You escape by waking yourself up. Some dreamers learn to recognize the chase dream and wake themselves up before it concludes. This is a form of avoidance that reliably prevents the dream from progressing to any kind of confrontation or resolution — and often means the dream will return.

What to Ask Yourself

The most useful questions when a chase dream recurs aren’t about the dream itself but about what the dream is reflecting.

What are you avoiding in waking life? The chase dream tends to appear most reliably when there’s something the dreamer is not addressing — a conversation that needs to happen, a decision being postponed, an emotion being managed rather than felt. The energy of the pursuer is often the energy of the avoided thing.

What would happen if you stopped running? Not literally in the dream, but in the metaphorical sense: if you stopped postponing the difficult conversation, made the decision you’ve been avoiding, or allowed yourself to feel what you’ve been managing around — what would actually happen? Often the imagined consequence of confrontation turns out to be less catastrophic than the energy spent on avoidance.

When did the dream start? Chase dreams that begin around a specific time in your life are usually responding to something that happened then. The timing is part of the interpretation.

What is the pursuer’s specific quality? Even if you can’t identify it clearly, the feeling the pursuer carries — its emotional texture — is useful information. Threatening and aggressive is different from menacing and cold is different from desperately seeking rather than threatening. The pursuer that wants to harm you and the pursuer that wants to be heard are, psychologically, very different dreams.
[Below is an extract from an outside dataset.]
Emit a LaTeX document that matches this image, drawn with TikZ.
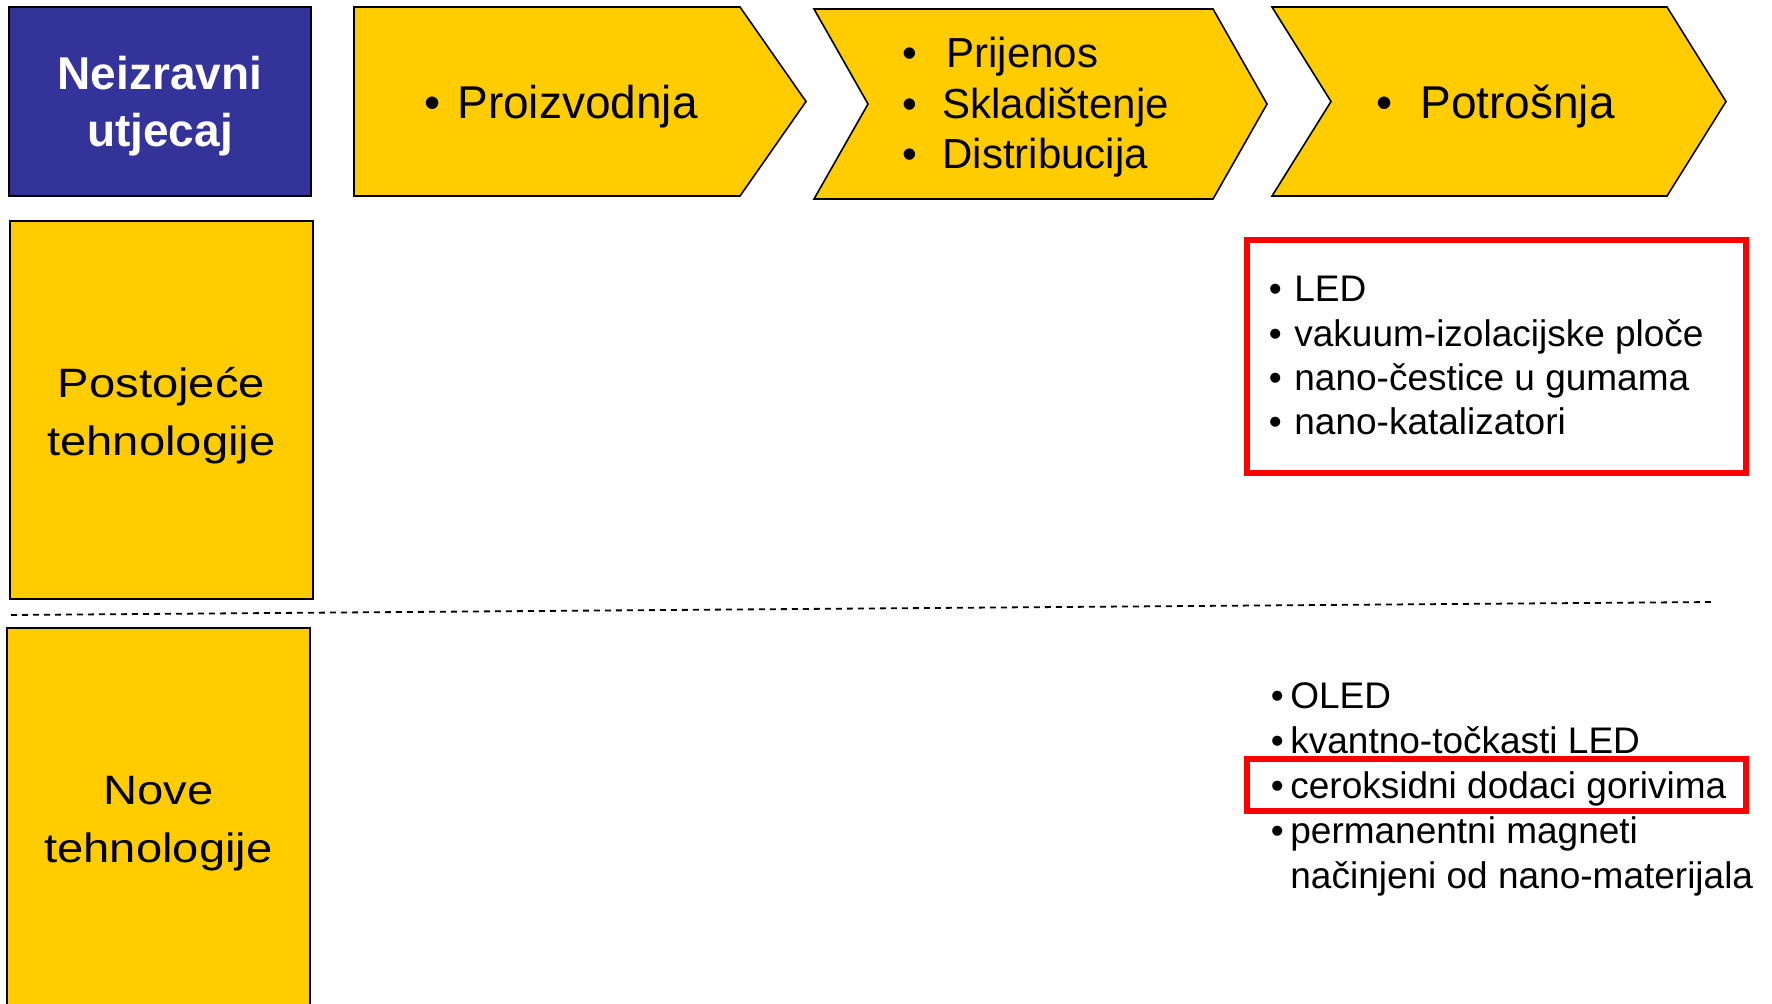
\documentclass[tikz,border=0pt]{standalone}
\usepackage{fontspec}
\setmainfont{Liberation Sans}
\newfontfamily\widefont[FakeStretch=1.15]{Liberation Sans}
\definecolor{barfill}{HTML}{FFCC00}
\definecolor{headblue}{HTML}{333399}
\definecolor{markred}{HTML}{FF0000}
\newcommand\itm[2]{\makebox[#1][l]{•}#2}

\begin{document}
\begin{tikzpicture}[x=0.5pt,y=-0.5pt,
  panel/.style={fill=barfill, draw=black, line width=0.8pt},
  headpanel/.style={fill=headblue, draw=black, line width=0.8pt},
  lt/.style={inner sep=0pt, anchor=base west},
  ct/.style={inner sep=0pt, anchor=base},
  bigtxt/.style={font=\fontsize{23}{27}\selectfont},
  headtxt/.style={font=\fontsize{23}{27}\selectfont\bfseries, text=white},
  midtxt/.style={font=\fontsize{21}{25}\selectfont},
  listtxt/.style={font=\fontsize{18.5}{22}\selectfont},
  rowtxt/.style={font=\fontsize{20.5}{24}\widefont},
  highlight/.style={draw=markred, line width=2.6pt},
  divider/.style={line width=0.9pt, dash pattern=on 3pt off 2.5pt}]
\useasboundingbox (0,0) rectangle (1772,1003);

% header box
\draw[headpanel] (9,7) rectangle (311,196);
\node[ct, headtxt] (h1) at (160,89) {Neizravni};
\node[ct, headtxt] (h2) at (160,146) {utjecaj};

% process chevrons
\draw[panel] (354,7) -- (740,7) -- (806,101.5) -- (740,196) -- (354,196) -- cycle;
\draw[panel] (814,9) -- (1213,9) -- (1267,104) -- (1213,199) -- (814,199) -- (868,104) -- cycle;
\draw[panel] (1272,7) -- (1667,7) -- (1726,101.5) -- (1667,196) -- (1272,196) -- (1331,101.5) -- cycle;

\node[lt, bigtxt] (p1) at (424,118) {\itm{16.5pt}{Proizvodnja}};
\node[lt, midtxt] (p2a) at (902,67) {\itm{22pt}{Prijenos}};
\node[lt, midtxt] (p2b) at (902,118) {\itm{20pt}{Skladištenje}};
\node[lt, midtxt] (p2c) at (902,168) {\itm{20pt}{Distribucija}};
\node[lt, bigtxt] (p3) at (1376,118) {\itm{22pt}{Potrošnja}};

% row headers
\draw[panel] (10,221) rectangle (313,599);
\node[ct, rowtxt] (r1a) at (161.5,397) {Postojeće};
\node[ct, rowtxt] (r1b) at (161.5,455) {tehnologije};

\draw[panel] (7,628) rectangle (310,1012);
\node[ct, rowtxt] (r2a) at (158.5,804) {Nove};
\node[ct, rowtxt] (r2b) at (158.5,862) {tehnologije};

% row divider
\draw[divider] (11,615) -- (1714,602);

% existing technologies
\draw[highlight] (1247,240) rectangle (1746,473);
\node[lt, listtxt] (e1) at (1268.5,301) {\itm{12.75pt}{LED}};
\node[lt, listtxt] (e2) at (1268.5,346) {\itm{12.75pt}{vakuum-izolacijske ploče}};
\node[lt, listtxt] (e3) at (1268.5,390) {\itm{12.75pt}{nano-čestice u gumama}};
\node[lt, listtxt] (e4) at (1268.5,434) {\itm{12.75pt}{nano-katalizatori}};

% new technologies
\draw[highlight] (1247,759) rectangle (1746,811);
\node[lt, listtxt] (n1) at (1270.5,708) {\itm{9.75pt}{OLED}};
\node[lt, listtxt] (n2) at (1270.5,753) {\itm{9.75pt}{kvantno-točkasti LED}};
\node[lt, listtxt] (n3) at (1270.5,798) {\itm{9.75pt}{ceroksidni dodaci gorivima}};
\node[lt, listtxt] (n4) at (1270.5,843) {\itm{9.75pt}{permanentni magneti}};
\node[lt, listtxt] (n5) at (1290,888) {načinjeni od nano-materijala};
\end{tikzpicture}
\end{document}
What’s behind you in the chase dream is not arbitrary. The dreaming brain doesn’t randomly generate pursuit sequences — it reaches for this particular structure when something needs attention that isn’t getting it.

The running is the most vivid part of the dream. But it’s rarely the most important part.

The question worth sitting with isn’t: how do I escape? It’s: what am I running from, and what would it mean to stop?